Repeat everything from the first line of the listing below through the line that contains "const zMin = -45, zMax = 9.9, zStep = 5;", exactly. Leave out pictures.

Stored data:
▼

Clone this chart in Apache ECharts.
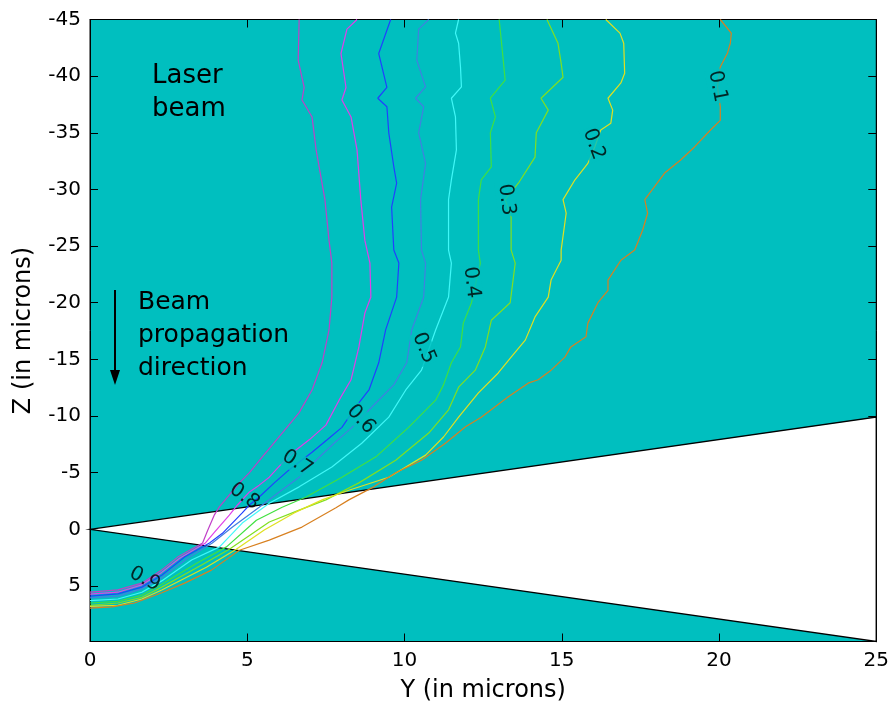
<!DOCTYPE html>
<html>
<head>
<meta charset="utf-8">
<script src="https://cdn.jsdelivr.net/npm/echarts@6/dist/echarts.min.js"></script>
<style>
html,body{margin:0;padding:0;background:#fff;}
#chart{width:892px;height:713px;}
</style>
</head>
<body>
<div id="chart"></div>
<script>
// Axis ranges / ticks
const xMin = 0, xMax = 25, xStep = 5;
const zMin = -45, zMax = 9.9, zStep = 5;

// White wedge (Y, Z) vertices
const wedgeY = [0, 25, 25];
const wedgeZ = [0, -9.9, 9.9];

// Contour lines: [Y, Z] pairs
const c09 = [[6.65,-45],[6.62,-41.4],[6.81,-39.0],[6.74,-37.9],[7.06,-36.4],[7.19,-33.5],[7.47,-29.1],[7.60,-25.5],[7.69,-23.5],[7.69,-20.5],[7.60,-17.6],[7.38,-14.7],[7.06,-12.3],[6.65,-10.3],[6.11,-8.5],[5.48,-6.4],[5.07,-5.0],[4.75,-4.1],[4.12,-2.0],[3.96,-1.3],[3.74,0.1],[3.58,1.2],[2.79,2.45],[2.28,3.6],[1.65,4.75],[0.89,5.35],[0,5.55]];
const c08 = [[8.49,-45],[8.17,-44.15],[7.98,-42.0],[8.14,-39.0],[8.01,-37.9],[8.30,-36.4],[8.49,-33.5],[8.61,-29.1],[8.74,-25.5],[8.90,-23.5],[8.93,-20.5],[8.74,-19.1],[8.55,-16.1],[8.30,-13.2],[7.92,-11.4],[7.50,-9.2],[6.97,-7.9],[6.55,-7.0],[6.11,-5.85],[5.70,-4.6],[5.38,-3.9],[5.07,-3.3],[4.69,-2.15],[4.43,-1.25],[3.96,0.25],[3.67,1.2],[2.85,2.55],[2.28,3.8],[1.65,4.9],[0.89,5.55],[0,5.72]];
const c07 = [[9.56,-45],[9.18,-42.0],[9.44,-39.0],[9.15,-38.05],[9.44,-37.3],[9.50,-35.0],[9.66,-32.0],[9.75,-30.55],[9.59,-28.45],[9.66,-24.65],[9.82,-23.5],[9.75,-20.5],[9.40,-17.6],[9.18,-14.7],[8.87,-12.3],[8.45,-10.8],[8.01,-9.0],[7.54,-7.9],[7.06,-6.8],[6.33,-5.25],[5.86,-4.1],[5.38,-2.85],[5.07,-2.15],[4.84,-1.45],[4.21,0.35],[3.80,1.2],[3.01,2.45],[2.28,4.05],[1.65,5.1],[0.89,5.7],[0,5.9]];
const c06 = [[10.77,-45],[10.45,-44.15],[10.39,-41.4],[10.67,-39.05],[10.35,-38.05],[10.61,-37.3],[10.45,-35.0],[10.67,-32.3],[10.51,-29.1],[10.54,-24.65],[10.67,-23.5],[10.61,-20.5],[10.23,-17.6],[10.07,-14.7],[9.66,-12.75],[9.09,-11.15],[8.33,-9.0],[7.76,-7.6],[7.19,-6.1],[6.65,-4.6],[6.02,-3.3],[5.38,-1.95],[4.53,-0.2],[3.89,1.2],[3.10,2.55],[2.28,4.3],[1.65,5.25],[0.89,5.9],[0,6.05]];
const c05 = [[11.72,-45],[11.62,-43.8],[11.72,-42.9],[11.78,-40.8],[11.81,-39.05],[11.49,-38.05],[11.62,-36.4],[11.65,-33.5],[11.49,-30.85],[11.40,-29.1],[11.40,-24.65],[11.49,-23.5],[11.40,-20.5],[10.99,-17.6],[10.54,-14.05],[10.04,-12.3],[9.50,-9.9],[8.64,-7.6],[7.69,-5.5],[6.65,-3.75],[5.70,-2.3],[4.84,-0.55],[4.12,1.55],[3.23,2.7],[2.28,4.55],[1.65,5.55],[0.89,6.15],[0,6.3]];
const c04 = [[13.01,-45],[13.14,-41.4],[13.20,-39.65],[12.73,-38.05],[12.89,-36.4],[12.73,-35.0],[12.76,-32.0],[12.44,-30.85],[12.35,-29.1],[12.35,-24.65],[12.41,-23.5],[12.13,-20.0],[11.87,-18.2],[11.78,-16.1],[11.49,-14.7],[11.24,-12.75],[10.99,-11.4],[10.13,-9.0],[9.09,-6.4],[8.01,-4.6],[6.87,-2.85],[6.11,-1.95],[5.29,-0.8],[4.34,1.55],[3.42,2.95],[2.28,4.85],[1.65,5.8],[0.89,6.35],[0,6.5]];
const c03 = [[14.53,-45],[14.88,-42.9],[14.98,-41.15],[15.04,-39.9],[14.34,-38.05],[14.57,-37.0],[14.19,-35.0],[14.15,-32.85],[13.62,-30.55],[13.20,-29.1],[13.39,-27.55],[13.39,-24.65],[13.52,-23.5],[13.36,-20.0],[12.76,-18.45],[12.57,-16.1],[12.25,-14.05],[11.72,-12.55],[11.40,-10.55],[10.77,-8.5],[9.72,-6.1],[8.55,-4.1],[7.50,-2.6],[6.65,-1.7],[5.70,-0.65],[4.43,1.75],[3.55,3.15],[2.28,5.1],[1.65,6.0],[0.89,6.5],[0,6.7]];
const c02 = [[16.40,-45],[16.85,-43.8],[16.97,-42.9],[17.00,-40.25],[16.88,-39.4],[16.47,-38.05],[16.62,-37.0],[16.56,-35.85],[16.24,-35.25],[16.05,-33.75],[15.83,-32.3],[15.42,-30.85],[15.04,-29.1],[15.14,-27.9],[14.98,-24.65],[14.98,-23.75],[14.66,-22.0],[14.57,-20.5],[14.15,-18.75],[13.84,-16.7],[13.39,-15.2],[12.98,-13.8],[12.35,-12.05],[11.72,-9.9],[11.24,-8.15],[10.67,-6.55],[9.50,-4.6],[8.23,-3.45],[7.38,-2.6],[6.49,-1.45],[5.54,0.05],[4.65,1.75],[3.70,3.35],[2.28,5.35],[1.65,6.15],[0.89,6.7],[0,6.8]];
const c01 = [[20.04,-45],[20.39,-43.8],[20.36,-42.9],[20.27,-42.05],[20.04,-40.8],[19.95,-39.05],[20.04,-37.3],[20.04,-36.1],[19.73,-35.25],[19.22,-33.75],[18.78,-32.6],[18.27,-31.45],[17.64,-29.1],[17.73,-27.9],[17.57,-26.4],[17.32,-24.65],[16.88,-23.75],[16.47,-22.0],[16.47,-21.1],[16.15,-20.0],[15.83,-18.2],[15.77,-17.0],[15.29,-16.1],[15.10,-15.2],[14.66,-14.05],[14.25,-13.2],[13.93,-12.9],[13.30,-11.7],[12.44,-9.9],[11.94,-9.05],[11.30,-7.6],[10.54,-6.1],[9.72,-5.0],[9.02,-3.75],[8.23,-2.6],[7.82,-1.9],[6.74,-0.2],[5.70,0.95],[4.75,1.85],[3.86,3.6],[3.01,4.75],[2.28,5.6],[1.42,6.5],[0.70,6.85],[0,6.95]];

const contourLevels = ['0.9','0.8','0.7','0.6','0.5','0.4','0.3','0.2','0.1'];
const contourData = [c09, c08, c07, c06, c05, c04, c03, c02, c01];
const contourColors = ['#C040C8','#E040E8','#2040FF','#4080E0','#40F8F8','#40E040','#80E020','#E0E020','#D88020'];

// Inline contour labels
const labelText = ['0.1','0.2','0.3','0.4','0.5','0.6','0.7','0.8','0.9'];
const labelY = [19.95, 16.02, 13.24, 12.13, 10.61, 8.61, 6.59, 4.91, 1.74];
const labelZ = [-39.1, -34.0, -29.1, -21.8, -16.0, -9.7, -5.85, -2.9, 4.4];
const labelRot = [-79, -70, -83, -83, -67, -47, -32, -35, -27];
const labelBg = [true, true, true, true, true, true, true, false, false];

const TEAL = '#00BFBF';
const FONT = 'DejaVu Sans';

const chart = echarts.init(document.getElementById('chart'), null, {renderer: 'canvas'});

const axisCommon = {
  axisLine: {show: true, onZero: false, lineStyle: {color: '#000', width: 1}},
  axisTick: {show: true, inside: true, length: 8, lineStyle: {color: '#000', width: 1}},
  splitLine: {show: false}
};

const lineSeries = contourData.map((d, i) => ({
  type: 'line',
  name: contourLevels[i],
  data: d,
  showSymbol: false,
  symbol: 'none',
  smooth: false,
  lineStyle: {color: contourColors[i], width: 1.2},
  z: 3,
  silent: true,
  animation: false
}));

const option = {
  animation: false,
  grid: {left: 90, right: 12.4, top: 19.5, bottom: 71.5, show: true, backgroundColor: TEAL, borderColor: '#000', borderWidth: 1},
  xAxis: [
    Object.assign({}, axisCommon, {
      type: 'value', min: xMin, max: xMax, interval: xStep, position: 'bottom',
      axisLabel: {fontFamily: FONT, fontSize: 20, color: '#000', margin: 9},
      name: 'Y (in microns)', nameLocation: 'middle', nameGap: 37,
      nameTextStyle: {fontFamily: FONT, fontSize: 24, color: '#000'}
    }),
    Object.assign({}, axisCommon, {
      type: 'value', min: xMin, max: xMax, interval: xStep, position: 'top',
      axisLabel: {show: false}
    })
  ],
  yAxis: [
    Object.assign({}, axisCommon, {
      type: 'value', inverse: true, min: zMin, max: zMax, interval: zStep, position: 'left',
      axisLabel: {fontFamily: FONT, fontSize: 20, color: '#000', margin: 9,
        formatter: v => (Math.abs(v % zStep) < 1e-9 ? String(v) : '')},
      name: 'Z (in microns)', nameLocation: 'middle', nameGap: 54, nameRotate: 90,
      nameTextStyle: {fontFamily: FONT, fontSize: 24, color: '#000'}
    }),
    Object.assign({}, axisCommon, {
      type: 'value', inverse: true, min: zMin, max: zMax, interval: zStep, position: 'right',
      axisLabel: {show: false}
    })
  ],
  series: [
    {
      type: 'custom',
      data: wedgeY.map((y, i) => [y, wedgeZ[i]]),
      encode: {x: 0, y: 1},
      z: 1,
      silent: true,
      renderItem: function (params, api) {
        if (params.dataIndex !== 0) return null;
        const pts = wedgeY.map((y, i) => api.coord([y, wedgeZ[i]]));
        return {type: 'polygon', shape: {points: pts},
          style: {fill: '#ffffff', stroke: '#000', lineWidth: 1.4}};
      }
    }
  ].concat(lineSeries).concat([
    {
      type: 'scatter',
      symbolSize: 0,
      z: 5,
      silent: true,
      data: labelY.map((y, i) => ({
        value: [y, labelZ[i]],
        label: {rotate: labelRot[i], backgroundColor: labelBg[i] ? TEAL : 'transparent'}
      })),
      label: {
        show: true, position: 'inside',
        formatter: p => labelText[p.dataIndex],
        fontFamily: FONT, fontSize: 20, color: '#000', padding: [0, 1]
      }
    }
  ]),
  graphic: [
    {type: 'text', left: 152, top: 60, silent: true,
      style: {text: 'Laser\nbeam', font: '26px "DejaVu Sans"', fill: '#000', lineHeight: 33}},
    {type: 'text', left: 138, top: 286, silent: true,
      style: {text: 'Beam\npropagation\ndirection', font: '25px "DejaVu Sans"', fill: '#000', lineHeight: 33}},
    {type: 'line', silent: true, shape: {x1: 115, y1: 290, x2: 115, y2: 374}, style: {stroke: '#000', lineWidth: 2}},
    {type: 'polygon', silent: true, shape: {points: [[110, 370], [120, 370], [115, 385]]}, style: {fill: '#000'}},
    {type: 'text', left: 627, top: 450, silent: true,
      style: {text: 'All numbers next to\ncontour lines denote', font: '24px "DejaVu Sans"', fill: '#000', lineHeight: 32}},
    {type: 'text', left: 627, top: 534, silent: true,
      style: {text: 'estimated trapping\nprobabilities', font: '24px "DejaVu Sans"', fill: '#000', lineHeight: 35}}
  ]
};

chart.setOption(option);
</script>
</body>
</html>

▲

Correct output:
Clone this chart in Apache ECharts.
<!DOCTYPE html>
<html>
<head>
<meta charset="utf-8">
<script src="https://cdn.jsdelivr.net/npm/echarts@6/dist/echarts.min.js"></script>
<style>
html,body{margin:0;padding:0;background:#fff;}
#chart{width:892px;height:713px;}
</style>
</head>
<body>
<div id="chart"></div>
<script>
// Axis ranges / ticks
const xMin = 0, xMax = 25, xStep = 5;
const zMin = -45, zMax = 9.9, zStep = 5;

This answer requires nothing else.